What will people think?

by Gillian Campbell

31 Jan, 2020 at 2:30 pm

‘The must be seen as’ box in Arbinger’s Outward Mindset work is an insidious beast.  How can it be that I may have a sense of the right action to take or thing to say and yet sometimes I have to overcome a fear of voicing my idea or thought with a transient flash or catastrophising premonition of what people might think of me.  My need to be seen as not upsetting anyone, not rocking the boat, not being against the body of opinion, moves me to silence my sense.

The stifling effect of my concern or insecurity and the powerlessness of placing others view of me over the potential idea, thought or action can impact on my ability to see the people around me as people.  They feel dangerous, judging, the competition.  Contestants in an imaginary competition that I have to win…not a great way to live or see the world!

But what actually is the risk in mindset terms?

If I don’t follow my sense and I hold off from sharing what I see, what’s alive in me, the sense of what is useful, then an internal dialogue begins where I have to justify myself for ignoring the sense. I experience a constant dull niggle, an internal dialogue of ‘should’ s’ and ‘shouldn’t’ that I know are not true, but they might just feel real enough to lower the volume of my own disappointment. I know I’m not living my truth.  An ill-ease descends and a knowing doubt that I am not who I would like to be, I am afraid of people and I have handed my power to an imaginary foe.

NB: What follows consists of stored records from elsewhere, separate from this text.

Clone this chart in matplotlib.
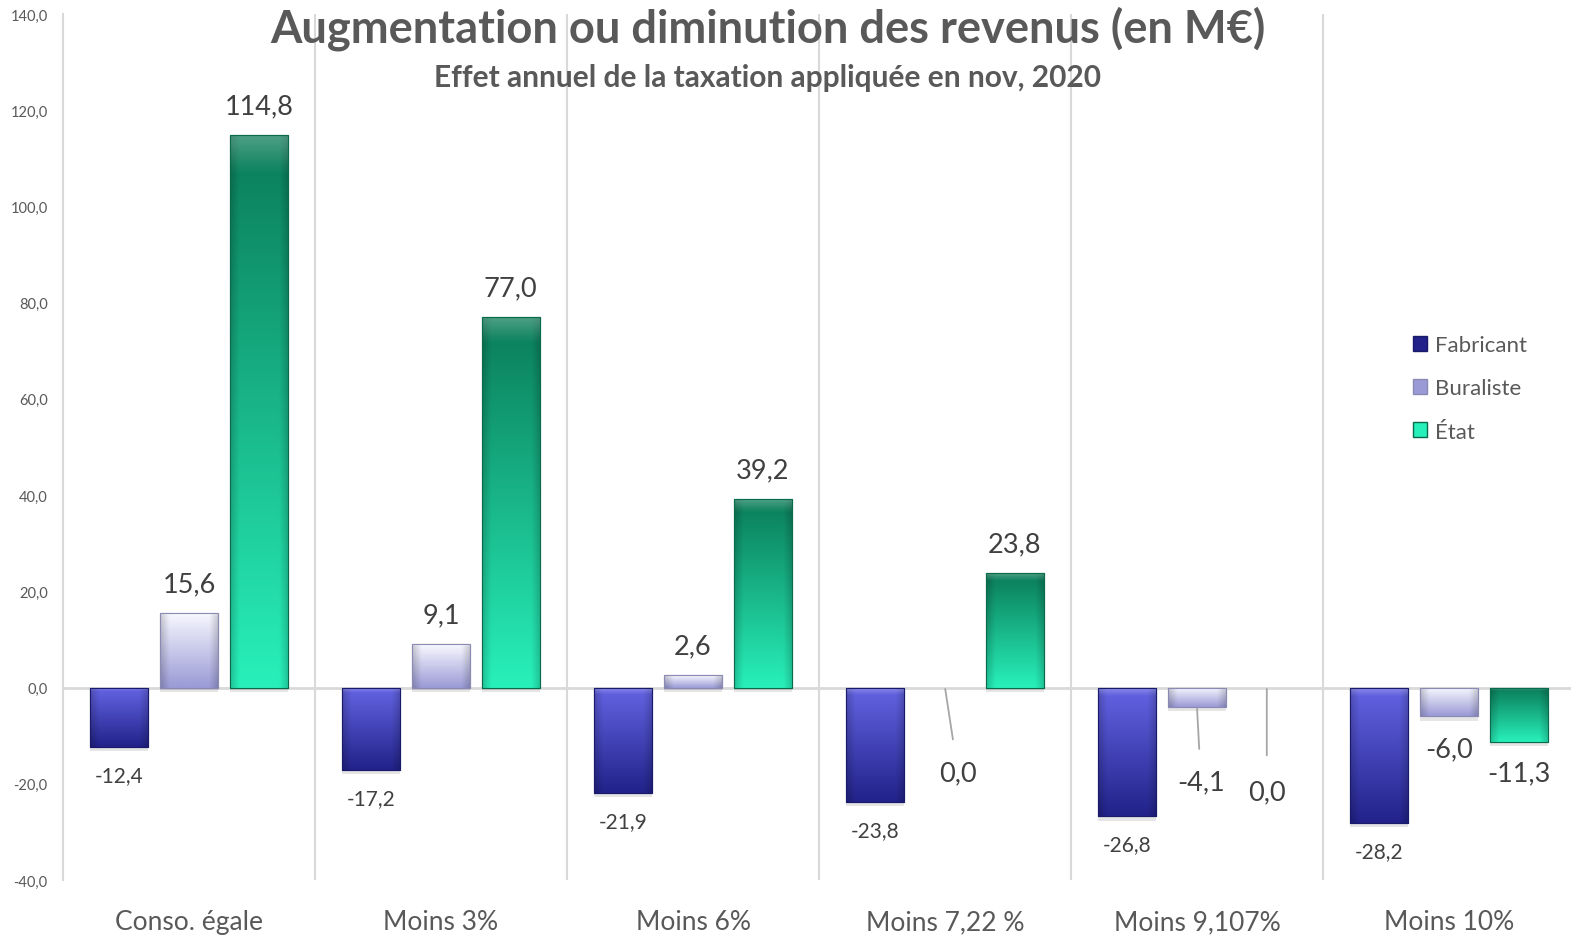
import numpy as np
import matplotlib
matplotlib.use("Agg")
import matplotlib.pyplot as plt
import matplotlib.patheffects as pe
from matplotlib.colors import to_rgb
from matplotlib.patches import Patch

categories = ["Conso. égale", "Moins 3%", "Moins 6%", "Moins 7,22 %", "Moins 9,107%", "Moins 10%"]
fabricant = [-12.4, -17.2, -21.9, -23.8, -26.8, -28.2]
buraliste = [15.6, 9.1, 2.6, 0.0, -4.1, -6.0]
etat = [114.8, 77.0, 39.2, 23.8, 0.0, -11.3]
series_names = ["Fabricant", "Buraliste", "État"]
yticks = [-40, -20, 0, 20, 40, 60, 80, 100, 120, 140]

title = "Augmentation ou diminution des revenus (en M€)"
subtitle = "Effet annuel de la taxation appliquée en nov, 2020"

plt.rcParams['font.family'] = ['Lato', 'DejaVu Sans']

# (top colour, bottom colour, edge colour)
styles = {
    "Fabricant": ("#6464e4", "#22228a", "#1a1a6a"),
    "Buraliste": ("#f8f8ff", "#9a9ad6", "#8a8ab4"),
    "État": ("#0a7c58", "#28f0ba", "#0a6a4c"),
}

fig = plt.figure(figsize=(15.71, 9.37), dpi=100)
ax = fig.add_axes([63/1571, (937-881)/937, 1512/1571, 866/937])

x = np.arange(len(categories))
offsets = [-0.277, 0.0, 0.277]
width = 0.232

def gradient_img(top, bottom, n=64, m=32):
    t = np.linspace(0, 1, n)[:, None]
    c0 = np.array(to_rgb(top)); c1 = np.array(to_rgb(bottom))
    img = (1 - t)[..., None] * c0 + t[..., None] * c1
    img = np.repeat(img, m, axis=1)
    u = np.linspace(-1, 1, m)
    shade = 1 - 0.18 * np.clip((np.abs(u) - 0.7) / 0.3, 0, 1)
    img = img * shade[None, :, None]
    bev = np.clip(1 - np.linspace(0, 1, n) / 0.06, 0, 1)[:, None, None]
    img = img + (1 - img) * 0.25 * bev
    return np.clip(img, 0, 1)

shadow = [pe.SimplePatchShadow(offset=(0, -3), alpha=0.10, shadow_rgbFace="#000000"), pe.Normal()]

all_vals = [fabricant, buraliste, etat]
for name, vals, off in zip(series_names, all_vals, offsets):
    top, bot, edge = styles[name]
    bars = ax.bar(x + off, vals, width, color=bot, edgecolor=edge, linewidth=0.8, zorder=3)
    img = gradient_img(top, bot)
    for b in bars:
        h = b.get_height()
        if abs(h) < 1e-9:
            b.set_visible(False)
            continue
        b.set_path_effects(shadow)
        bx, by = b.get_x(), b.get_y()
        y0, y1 = min(by, by + h), max(by, by + h)
        im = ax.imshow(img, extent=[bx, bx + b.get_width(), y0, y1], aspect='auto',
                       origin='upper', zorder=4, interpolation='bilinear')
        im.set_clip_path(b)
        ax.add_patch(plt.Rectangle((bx, y0), b.get_width(), y1 - y0, fill=False,
                                   edgecolor=edge, linewidth=0.8, zorder=5))

ax.set_xlim(-0.5, len(categories) - 0.5)
ax.set_ylim(-40, 140)

def fmt(v):
    return f"{v:.1f}".replace(".", ",")

label_col = "#404040"
big = 19.5
small = 15
for xi, v in zip(x, fabricant):
    ax.annotate(fmt(v), (xi + offsets[0], v), xytext=(0, -28), textcoords='offset pixels',
                ha='center', va='center', fontsize=small, color=label_col, zorder=6)

for vals, off in ((buraliste, offsets[1]), (etat, offsets[2])):
    for i, (xi, v) in enumerate(zip(x, vals)):
        if v > 0:
            ax.annotate(fmt(v), (xi + off, v), xytext=(0, 29), textcoords='offset pixels',
                        ha='center', va='center', fontsize=big, color=label_col, zorder=6)

ax.annotate(fmt(buraliste[3]), (x[3] + offsets[1], 0), xytext=(13, -85), textcoords='offset pixels',
            ha='center', va='center', fontsize=big, color=label_col, zorder=6,
            arrowprops=dict(arrowstyle='-', color='#a6a6a6', lw=1.3, shrinkA=13, shrinkB=1))
ax.annotate(fmt(buraliste[4]), (x[4] + offsets[1], buraliste[4]), xytext=(4, -75), textcoords='offset pixels',
            ha='center', va='center', fontsize=big, color=label_col, zorder=6,
            arrowprops=dict(arrowstyle='-', color='#a6a6a6', lw=1.3, shrinkA=13, shrinkB=1))
ax.annotate(fmt(etat[4]), (x[4] + offsets[2], 0), xytext=(0, -104), textcoords='offset pixels',
            ha='center', va='center', fontsize=big, color=label_col, zorder=6,
            arrowprops=dict(arrowstyle='-', color='#a6a6a6', lw=1.3, shrinkA=15, shrinkB=1))
ax.annotate(fmt(buraliste[5]), (x[5] + offsets[1], buraliste[5]), xytext=(0, -32), textcoords='offset pixels',
            ha='center', va='center', fontsize=big, color=label_col, zorder=6)
ax.annotate(fmt(etat[5]), (x[5] + offsets[2], etat[5]), xytext=(0, -31), textcoords='offset pixels',
            ha='center', va='center', fontsize=big, color=label_col, zorder=6)

grid_col = "#d9d9d9"
for s in ["top", "right", "bottom"]:
    ax.spines[s].set_visible(False)
ax.spines["left"].set_color(grid_col)
ax.spines["left"].set_linewidth(1.5)
ax.axhline(0, color=grid_col, lw=2, zorder=2)
for b in np.arange(0.5, len(categories) - 0.5, 1.0):
    ax.axvline(b, color=grid_col, lw=1.5, zorder=1)

ax.set_yticks(yticks)
ax.set_yticklabels([fmt(v) for v in yticks])
ax.tick_params(axis='y', length=0, labelsize=10.5, colors="#595959", pad=11)
ax.set_xticks(x)
ax.set_xticklabels(categories)
ax.tick_params(axis='x', length=0, labelsize=19, colors="#595959", pad=21)

fig.text(0.489, 0.969, title, ha='center', va='center', fontsize=32.6, fontweight='bold', color="#595959")
fig.text(0.4886, 0.917, subtitle, ha='center', va='center', fontsize=21.5, fontweight='bold', color="#595959")

handles = [Patch(facecolor=styles[n][1], edgecolor=styles[n][2], label=n) for n in series_names]
leg = ax.legend(handles=handles, loc='upper left', frameon=False,
                fontsize=16, labelcolor="#595959", handlelength=0.65, handleheight=0.65,
                handletextpad=0.35, labelspacing=1.05)
leg.set_bbox_to_anchor((1393/1571, (937-316)/937), transform=fig.transFigure)

fig.savefig("out.png", dpi=100)
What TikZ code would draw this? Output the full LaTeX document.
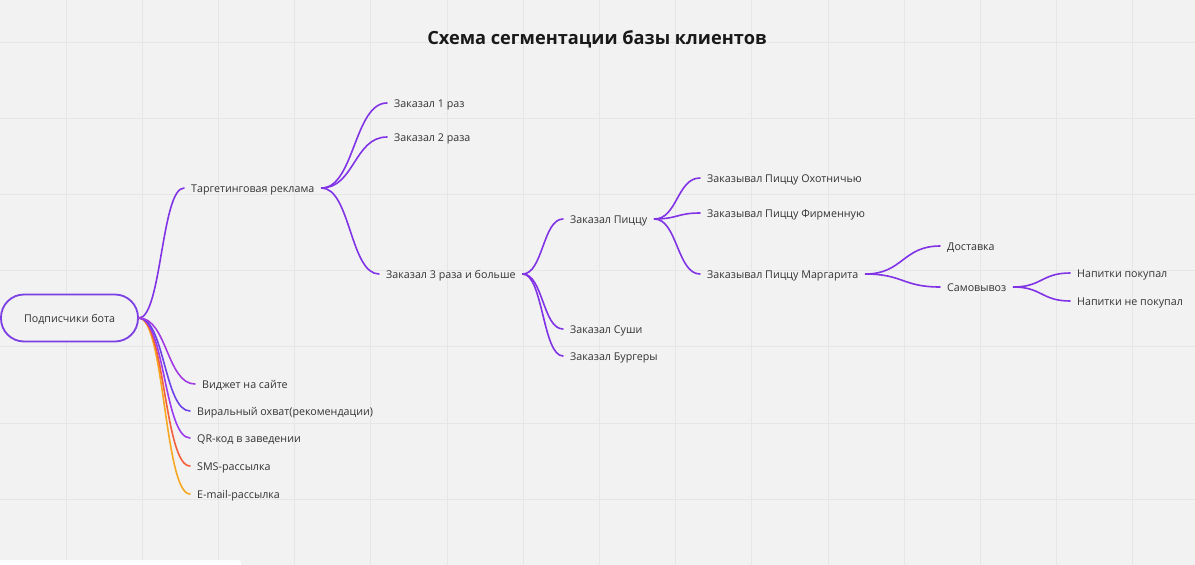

Forty odd years of slowly recognising the weight of how ‘the must be seen as box’ weighs me down and now I recognise that honouring my sense creates resilience.  I can share how something looks to me, my thoughts, my truth, calmly without any need to be right.  By contributing what feels useful by speaking up or even just acknowledging my truth even if I quietly without fear sense it is not right, or not kind or useful to share. I know I have stood in the responsibility of who I am and although my views may not be approved of, or liked, by honouring my sense or speaking up brings a place of peace, a tranquillity.  From this stillness my fear recedes and the people around me are people again, probably all overcoming their own doubts and fears too.